Trevor Harvey, Chief Executive Officer (pictured), said: “We delivered a record performance in 2022 thanks to the resilience of our business model combined with the hard work of our employees, the strength of our product offering, the quality of our customer relationships and our relentless approach to operational improvements across the firm.
“While the market backdrop is not easy, as a business with a near 100-year track record, we have successfully navigated previous market downturns and our current management team has the experience and ability to deliver ongoing outperformance despite the challenging macroeconomic environment.”
Harvey has also criticised yesterday’s Government Budget, calling for more help for homeowners to make their homes more energy efficient.

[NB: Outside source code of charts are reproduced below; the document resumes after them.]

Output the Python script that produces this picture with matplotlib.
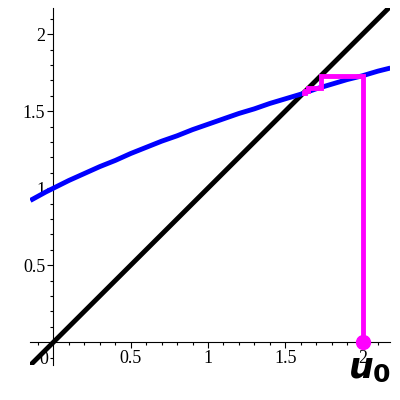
import matplotlib
matplotlib.use("Agg")
from matplotlib import pyplot as plt
from matplotlib.ticker import MultipleLocator

# curve y = f(x)
curve_x = [-0.15, -0.05, 0, 0.1, 0.2, 0.3, 0.4, 0.5, 0.6, 0.7, 0.8, 0.9, 1.0,
           1.1, 1.2, 1.3, 1.4, 1.5, 1.6, 1.7, 1.8, 1.9, 2.0, 2.1, 2.18]
curve_y = [0.92, 0.975, 1.0, 1.05, 1.095, 1.14, 1.18, 1.225, 1.265, 1.305,
           1.34, 1.38, 1.415, 1.45, 1.485, 1.515, 1.55, 1.58, 1.61, 1.645,
           1.675, 1.705, 1.73, 1.76, 1.78]

# diagonal y = x
diag = [-0.15, 2.18]

# iterates of the sequence, starting at u0 = 2
u = [2, 1.73, 1.65, 1.63, 1.62]

x_ticks = [0.5, 1, 1.5, 2]
x_labels = ["0.5", "1", "1.5", "2"]
y_ticks = [0.5, 1, 1.5, 2]
y_labels = ["0.5", "1", "1.5", "2"]

# cobweb path
web_x = [u[0]]
web_y = [0]
for i in range(len(u) - 1):
    web_x += [u[i], u[i + 1]]
    web_y += [u[i + 1], u[i + 1]]

fig = plt.figure(figsize=(4, 4), dpi=100)
ax = fig.add_axes([0.0758, 0.087, 0.9, 0.893])
ax.set_xlim(-0.15, 2.18)
ax.set_ylim(-0.15, 2.17)

ax.plot(curve_x, curve_y, color="#0000ff", linewidth=3.5, solid_capstyle="butt", zorder=3)
ax.plot(diag, diag, color="black", linewidth=3.5, solid_capstyle="butt", zorder=2)
ax.plot(web_x, web_y, color="#ff00ff", linewidth=3.5, solid_joinstyle="miter", zorder=4)
ax.plot([u[0]], [0], "o", color="#ff00ff", markersize=10, zorder=5)

for side in ["top", "right"]:
    ax.spines[side].set_visible(False)
ax.spines["left"].set_position(("data", 0))
ax.spines["bottom"].set_position(("data", 0))
ax.spines["left"].set_linewidth(0.8)
ax.spines["bottom"].set_linewidth(0.8)

ax.set_xticks(x_ticks)
ax.set_xticklabels(x_labels)
ax.set_yticks(y_ticks)
ax.set_yticklabels(y_labels)
ax.xaxis.set_minor_locator(MultipleLocator(0.1))
ax.yaxis.set_minor_locator(MultipleLocator(0.1))
ax.tick_params(which="major", direction="out", length=4, width=0.8,
               labelsize=13, pad=2)
ax.tick_params(which="minor", direction="out", length=2.5, width=0.8)
for lbl in ax.get_xticklabels() + ax.get_yticklabels():
    lbl.set_fontfamily("Liberation Serif")

ax.text(-0.06, -0.06, "0", fontsize=13, family="Liberation Serif",
        ha="center", va="top")

# u0 label under the starting point
ax.text(1.995, -0.23, "u", fontsize=25, fontweight="bold", style="italic",
        family="DejaVu Sans", ha="center", va="baseline", clip_on=False, zorder=6)
ax.text(2.125, -0.26, "0", fontsize=18, fontweight="bold",
        family="DejaVu Sans", ha="center", va="baseline", clip_on=False, zorder=6)

fig.savefig("out.png", dpi=100)
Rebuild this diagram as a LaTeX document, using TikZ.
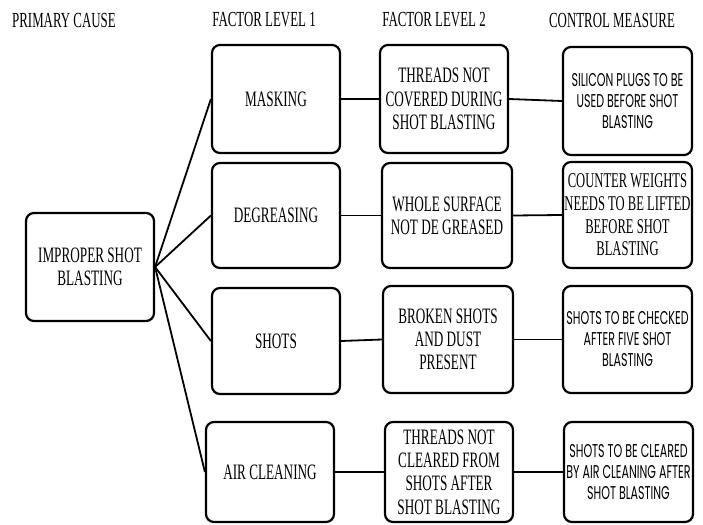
\documentclass[tikz,border=0pt]{standalone}
\usepackage{fontspec}
\setmainfont[FakeStretch=0.6]{Liberation Serif}
\newfontfamily\gothic[FakeStretch=0.6]{Poppins}
\begin{document}
\begin{tikzpicture}[x=1pt,y=-1pt,
  box/.style={draw, line width=2.2pt, rounded corners=8pt, align=center,
    minimum width=128pt, minimum height=106pt, inner sep=1pt,
    font=\fontsize{22}{23.3}\selectfont},
  cbox/.style={box, font=\gothic\fontsize{18.5}{21}\selectfont},
  head/.style={font=\fontsize{21.5}{23}\selectfont, inner sep=0pt},
  link/.style={line width=1.8pt}]
\useasboundingbox (0,0) rectangle (703,524);
% headers
\node[head] (h0) at (64,20) {PRIMARY CAUSE};
\node[head] (h1) at (264,20) {FACTOR LEVEL 1};
\node[head] (h2) at (434,20) {FACTOR LEVEL 2};
\node[head] (h3) at (612,20) {CONTROL MEASURE};
% root
\node[box, minimum height=108pt] (root) at (90,267) {IMPROPER SHOT\\BLASTING};
% level 1
\node[box, minimum height=108pt] (m1) at (276,99) {MASKING};
\node[box, minimum height=105pt] (d1) at (276,215.5) {DEGREASING};
\node[box] (s1) at (276,341) {SHOTS};
\node[box, minimum height=100pt] (a1) at (270,472) {AIR CLEANING};
% level 2
\node[box, minimum height=108pt] (m2) at (444,99) {THREADS NOT\\COVERED DURING\\SHOT BLASTING};
\node[box, minimum width=130pt, minimum height=105pt] (d2) at (447,215.5) {WHOLE SURFACE\\NOT DE GREASED};
\node[box, minimum width=130pt, minimum height=107pt] (s2) at (448,339.5) {BROKEN SHOTS\\AND DUST\\PRESENT};
\node[box, minimum height=100pt] (a2) at (449,472) {THREADS NOT\\CLEARED FROM\\SHOTS AFTER\\SHOT BLASTING};
% control
\node[cbox, minimum width=129pt, minimum height=108pt] (m3) at (627.5,101) {SILICON PLUGS TO BE\\USED BEFORE SHOT\\BLASTING};
\node[box, minimum width=129pt, minimum height=106pt, font=\fontsize{21}{22.7}\selectfont] (d3) at (627.5,215) {COUNTER WEIGHTS\\NEEDS TO BE LIFTED\\BEFORE SHOT\\BLASTING};
\node[cbox, minimum width=129pt, minimum height=107pt] (s3) at (627.5,339.5) {SHOTS TO BE CHECKED\\AFTER FIVE SHOT\\BLASTING};
\node[cbox, minimum width=129pt, minimum height=100pt] (a3) at (628.5,472) {SHOTS TO BE CLEARED\\BY AIR CLEANING AFTER\\SHOT BLASTING};
% connectors
\foreach \t in {m1,d1,s1,a1} \draw[link] (root.east) -- (\t.west);
\draw[link] (m1.east) -- (m2.west);
\draw[link] (d1.east) -- (d2.west);
\draw[link] (s1.east) -- (s2.west);
\draw[link] (a1.east) -- (a2.west);
\draw[link] (m2.east) -- (m3.west);
\draw[link] (d2.east) -- (d3.west);
\draw[link] (s2.east) -- (s3.west);
\draw[link] (a2.east) -- (a3.west);
\end{tikzpicture}
\end{document}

While welcoming the support for energy bills, he said more long term plans are needed.
“The Government should be incentivising homeowners when it comes to practical measures such as insulating their homes more effectively and installing more modern and efficient radiators.
“Short term price guarantees, alongside encouraging the mass adoption of heat pumps which aren’t even suitable for the vast majority of homes, isn’t really a coherent strategy that will help the country reduce its heating bills.
“When you layer in the fact that heating in UK homes produces around 17% of the country’s greenhouse gas emissions, it’s clear we need a more effective plan to help the country’s houses become both more efficient and less carbon intensive.”